Dead
THE SECRET OF IMMORTALITY --- THE TOMBMAKERS VILLAGE
What would you do if you discovered how to be immortal?
The last thing you’d expect to do as you walk to the podium to give the keynote speech at a prestigious conference is drop dead. The timing on this occasion was dreadfully unfortunate as well because Professor John Wainright’s life ended just before he had a chance to eat a magnificent lunch on this, the first day of the International Conference on Life Research being held in Kingston, Ontario, Canada.
The irony.
Before the chatter and dark humor set in among the three hundred and fifty conference delegates there were shrieks and screams and yells and cries for help when – and it happened very quickly – he stopped talking, gasped for air, stumbled into the lecturn and then crashed off the stage onto the delegates’ floor below.
Professor John Wainright had just started his speech. He knew it was going to be a good one. A really good one. Great, in fact. This would be the most momentous day of his life had he not died at such an inconvenient moment. That said, dying is quite momentous in one’s life.
He was about to tell a secret: a secret so big that he didn’t write anything ahead of time in case his notes were discovered. He was a knowledge keeper, but on the verge of announcing something to the world that would change everything – forever.
Of course, this being a really good secret, only he knew about it. The whole secret, that is. John Wainright had taken just one precaution with his secret in case he was hit by a bus or something hard and death-making like that, or he was murdered. He made it possible for the secret to be passed on, even if he was dead. If it was meant to be, he had convinced himself one night after several drams of Scotch, then it will be.
None of this was on the mind of Tom Carrott as he watched his boss tumble off the stage. Tom was the Associate Director of the Life Research Group – the LRG – at King’s University where the conference was being held, and at this moment he had no idea that his future, and possibly the world’s, was going to change.
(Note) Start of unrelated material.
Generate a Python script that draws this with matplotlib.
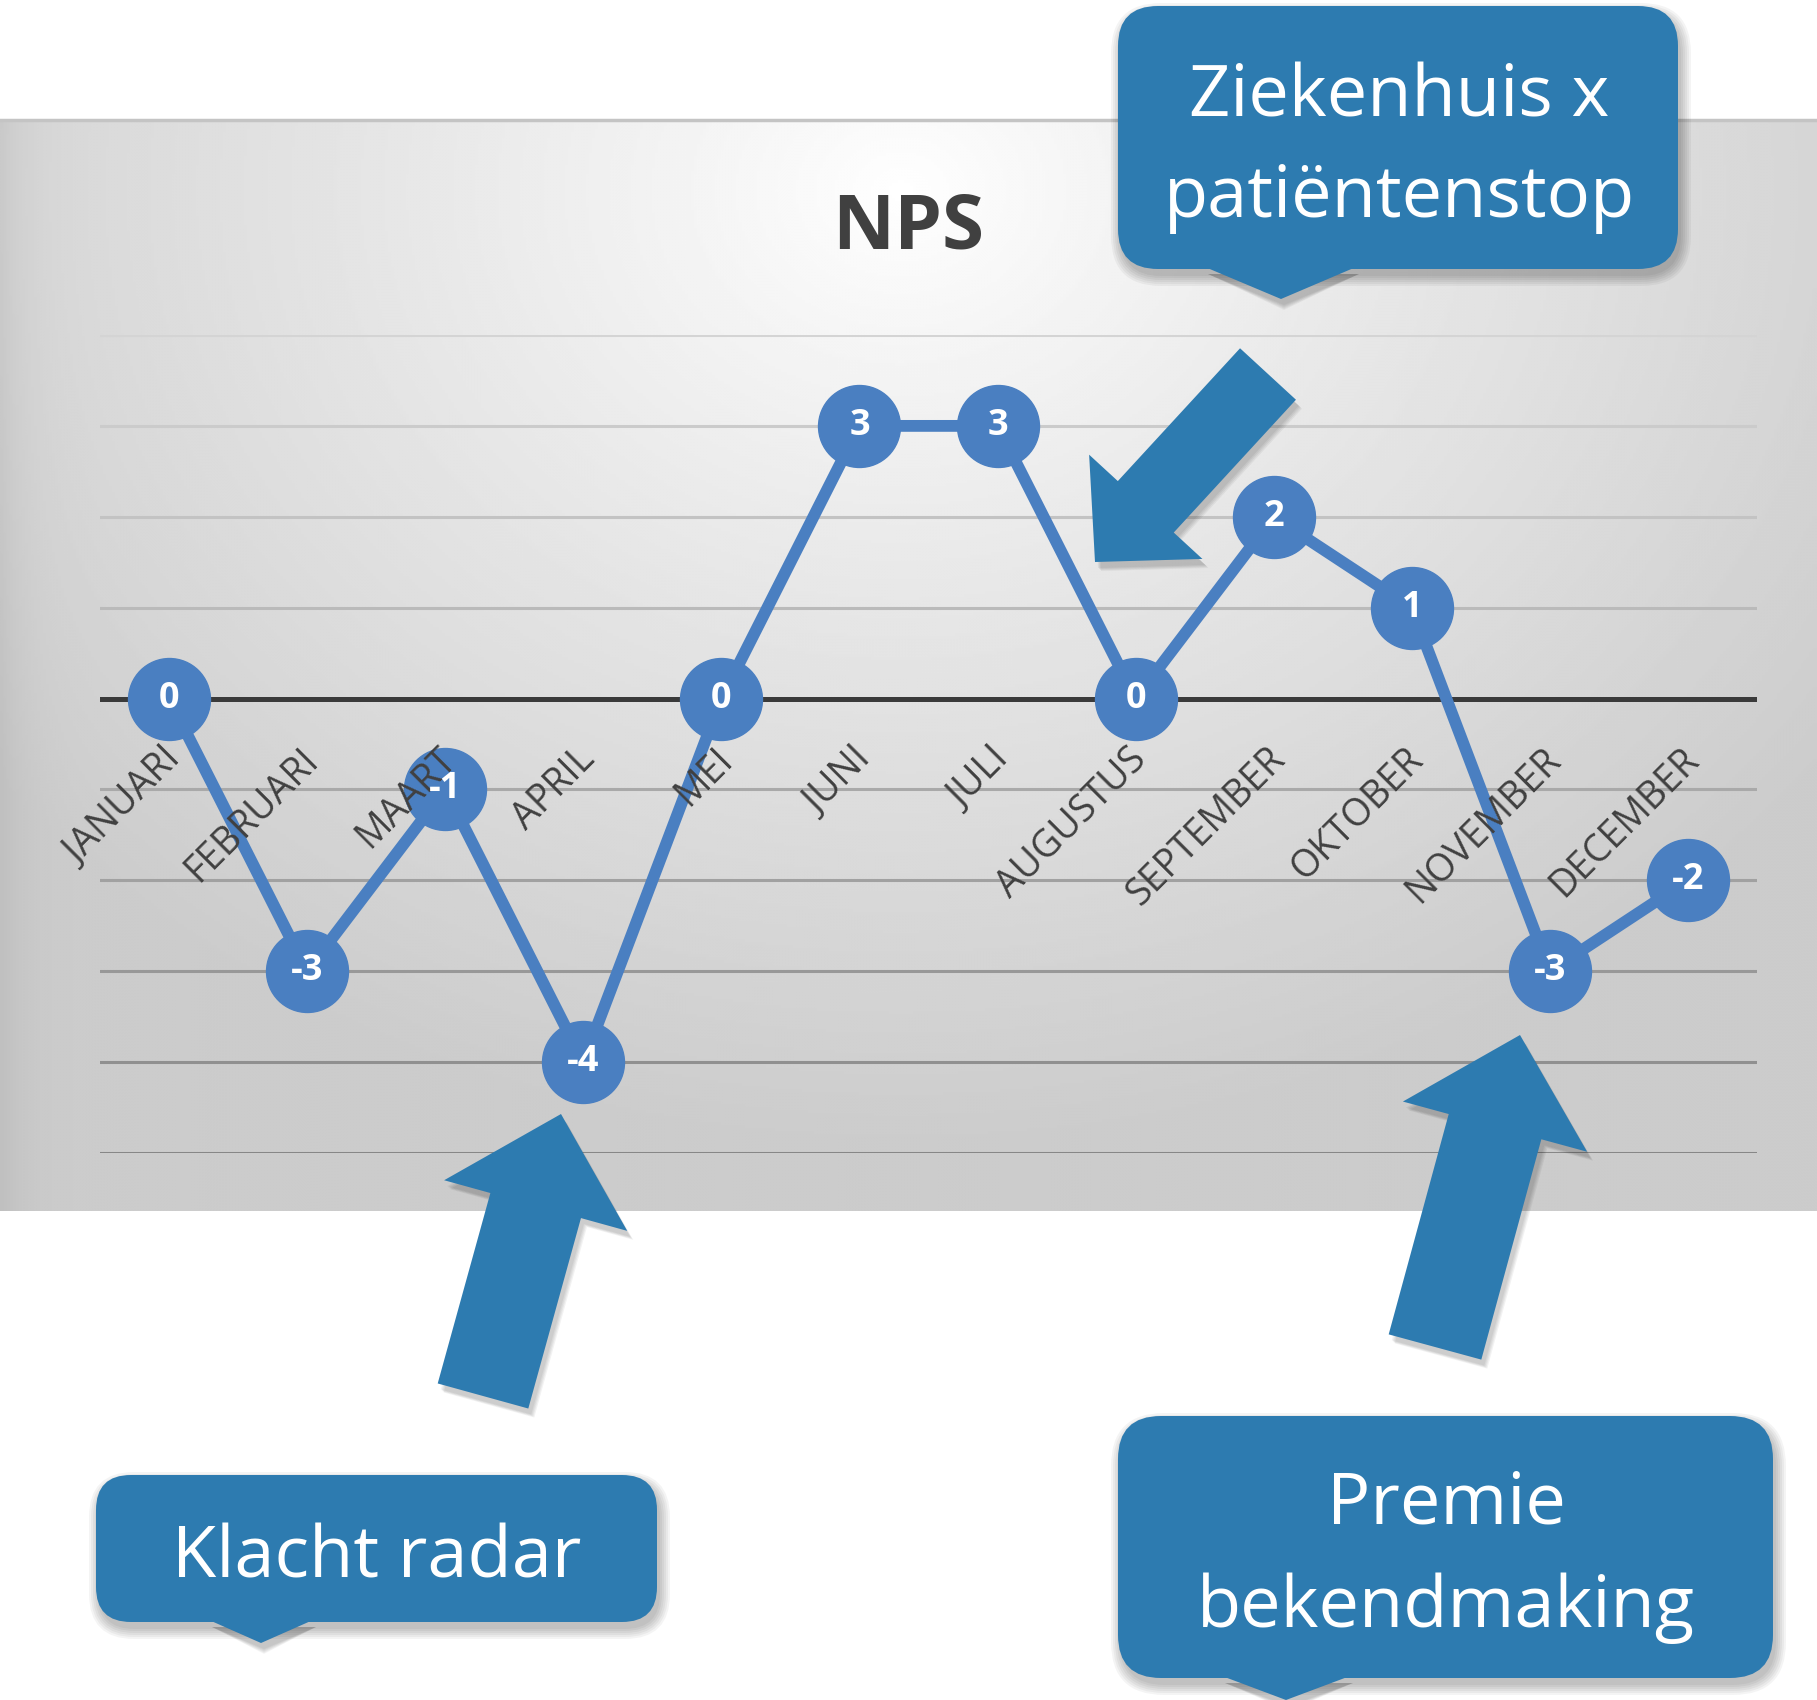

Tom ran from the back of the conference room to the crumpled professor’s body at the foot of the stage. He squeezed in among the others hovering over John Wainright and knelt down beside his lifeless mentor. Tom’s first thought was how much the lumps and cuts on his mentor’s head would be hurting until he realized the professor was dead. It seemed to take forever for an emergency response team to arrive, but everyone knew it was already too late. It may have been the broken neck hinted at by the professor’s head lying at a right angle to his body that gave it away. That, and the blood flowing out of his mouth. And the bone sticking out of his neck.
Professor John Wainright. Aged 65. Died spectacularly. Cause unknown. Heart? Accident prone? Untied shoelace? Bad genes? Murder?
Death.
********
‘Imagine if you no longer existed El,’ Tom said to Eloise, his girlfriend and colleague in the LRG, as they stood watching Profesor Wainright’s body being wheeled passed them to the ambulance. ‘Tomorrow the world would still carry on. And the next day. And the next day after that. Days would turn into nights which would turn into days, people would go to work, kids would go to school, news would keep occurring, and friends and family would think about you from time to time. But you would no longer exist.’
‘We all know we’re going to die Tom, but no-one really thinks about it. It’s just hard to imagine that we’ll no longer, you know, ‘be here’. But if we’re not here, could we be somewhere else? And if we were, then how?’
As of 12:15pm on this sunny September Tuesday, just before a splendid lunch, Professor John Wainright was officially no longer here.
But something didn’t seem quite right.
And it was about to get even less right.